Paweł Puzio z "Dziennika Wschodniego" uważa, że spór z burmistrzem to norma w przypadku tego typu działalności. - Siostry chcą kontrolować każdą władzę. Przecież jeszcze w kampanii nie zwalczały Paśnika. Wszyscy, którzy uczciwie kontrolują władzę, spotykają się z niechęcią ze strony tej w danej chwili obecnej - zaznacza dziennikarz.

Lubelska, główna ulica Lubartowa
Lubelska, główna ulica Lubartowa
Źródło: Dzień Dobry TVN, prod.
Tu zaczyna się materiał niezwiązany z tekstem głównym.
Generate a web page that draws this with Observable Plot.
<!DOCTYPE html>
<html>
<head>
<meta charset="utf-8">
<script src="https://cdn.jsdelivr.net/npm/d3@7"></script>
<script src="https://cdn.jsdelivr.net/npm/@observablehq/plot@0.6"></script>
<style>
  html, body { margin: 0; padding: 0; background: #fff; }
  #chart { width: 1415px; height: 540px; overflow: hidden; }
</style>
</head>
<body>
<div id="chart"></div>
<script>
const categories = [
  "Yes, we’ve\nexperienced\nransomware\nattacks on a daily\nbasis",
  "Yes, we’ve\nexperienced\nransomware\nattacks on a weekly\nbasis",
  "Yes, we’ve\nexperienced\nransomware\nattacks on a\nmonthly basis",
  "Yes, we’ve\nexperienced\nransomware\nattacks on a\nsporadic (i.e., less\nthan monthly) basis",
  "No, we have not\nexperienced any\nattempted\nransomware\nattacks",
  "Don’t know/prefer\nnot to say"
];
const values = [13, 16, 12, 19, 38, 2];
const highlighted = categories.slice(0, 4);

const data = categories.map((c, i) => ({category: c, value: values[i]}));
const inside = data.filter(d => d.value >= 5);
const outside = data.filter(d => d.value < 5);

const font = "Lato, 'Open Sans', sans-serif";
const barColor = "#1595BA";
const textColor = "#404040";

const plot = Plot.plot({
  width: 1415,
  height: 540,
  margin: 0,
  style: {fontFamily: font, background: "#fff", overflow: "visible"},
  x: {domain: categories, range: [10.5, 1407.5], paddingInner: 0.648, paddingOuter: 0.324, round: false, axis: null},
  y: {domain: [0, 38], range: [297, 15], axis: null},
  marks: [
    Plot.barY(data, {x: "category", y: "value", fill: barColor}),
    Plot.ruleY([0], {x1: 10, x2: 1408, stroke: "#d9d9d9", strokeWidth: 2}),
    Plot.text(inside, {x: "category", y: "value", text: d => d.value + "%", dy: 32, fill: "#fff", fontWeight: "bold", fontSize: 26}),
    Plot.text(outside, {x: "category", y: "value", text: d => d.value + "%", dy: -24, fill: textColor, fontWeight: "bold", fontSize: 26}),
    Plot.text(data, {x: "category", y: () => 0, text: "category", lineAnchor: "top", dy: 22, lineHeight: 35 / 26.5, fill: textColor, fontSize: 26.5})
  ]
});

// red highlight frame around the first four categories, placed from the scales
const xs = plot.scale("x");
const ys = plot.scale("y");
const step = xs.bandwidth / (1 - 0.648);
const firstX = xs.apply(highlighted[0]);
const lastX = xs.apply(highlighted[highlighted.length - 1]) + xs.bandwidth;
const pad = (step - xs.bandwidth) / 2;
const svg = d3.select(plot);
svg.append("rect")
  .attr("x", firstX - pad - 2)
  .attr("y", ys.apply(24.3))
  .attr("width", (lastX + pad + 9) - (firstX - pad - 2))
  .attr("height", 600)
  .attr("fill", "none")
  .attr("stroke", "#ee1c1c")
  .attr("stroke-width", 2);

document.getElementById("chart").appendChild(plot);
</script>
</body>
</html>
TVN, 2017

Z kraju i ze świata

Niektórzy mieszkańcy, choć nie publicznie, zarzucają siostrom, że są za bardzo rozpolitykowane. One same nie lubią tego słowa.

- Polityka to część rzeczywistości. Można się nią nie interesować, ale ona i tak jest wszędzie wokół nas. Na przykład każdy, kto chodził do szkoły, jest przedmiotem polityki edukacyjnej. Jeśli ktoś mówi, że nie interesuje się polityką, to tylko po to, by uzasadnić swój brak aktywności społecznej - odpowiada Anna. Jej siostra prostuje się na krześle i przyspiesza mowę. - Wielu sąsiadów lubi czytać gazetki ze sklepu, w których znajdują się informacje o nadchodzących promocjach i rabatach. Ja na przykład nie chodzę do nich i nie pytam, czy przeczytali już gazetki, bo one mnie nie interesują. Zamiast tego czytam rano informacje z kraju i ze świata. Każdy ma coś swojego - wskazuje.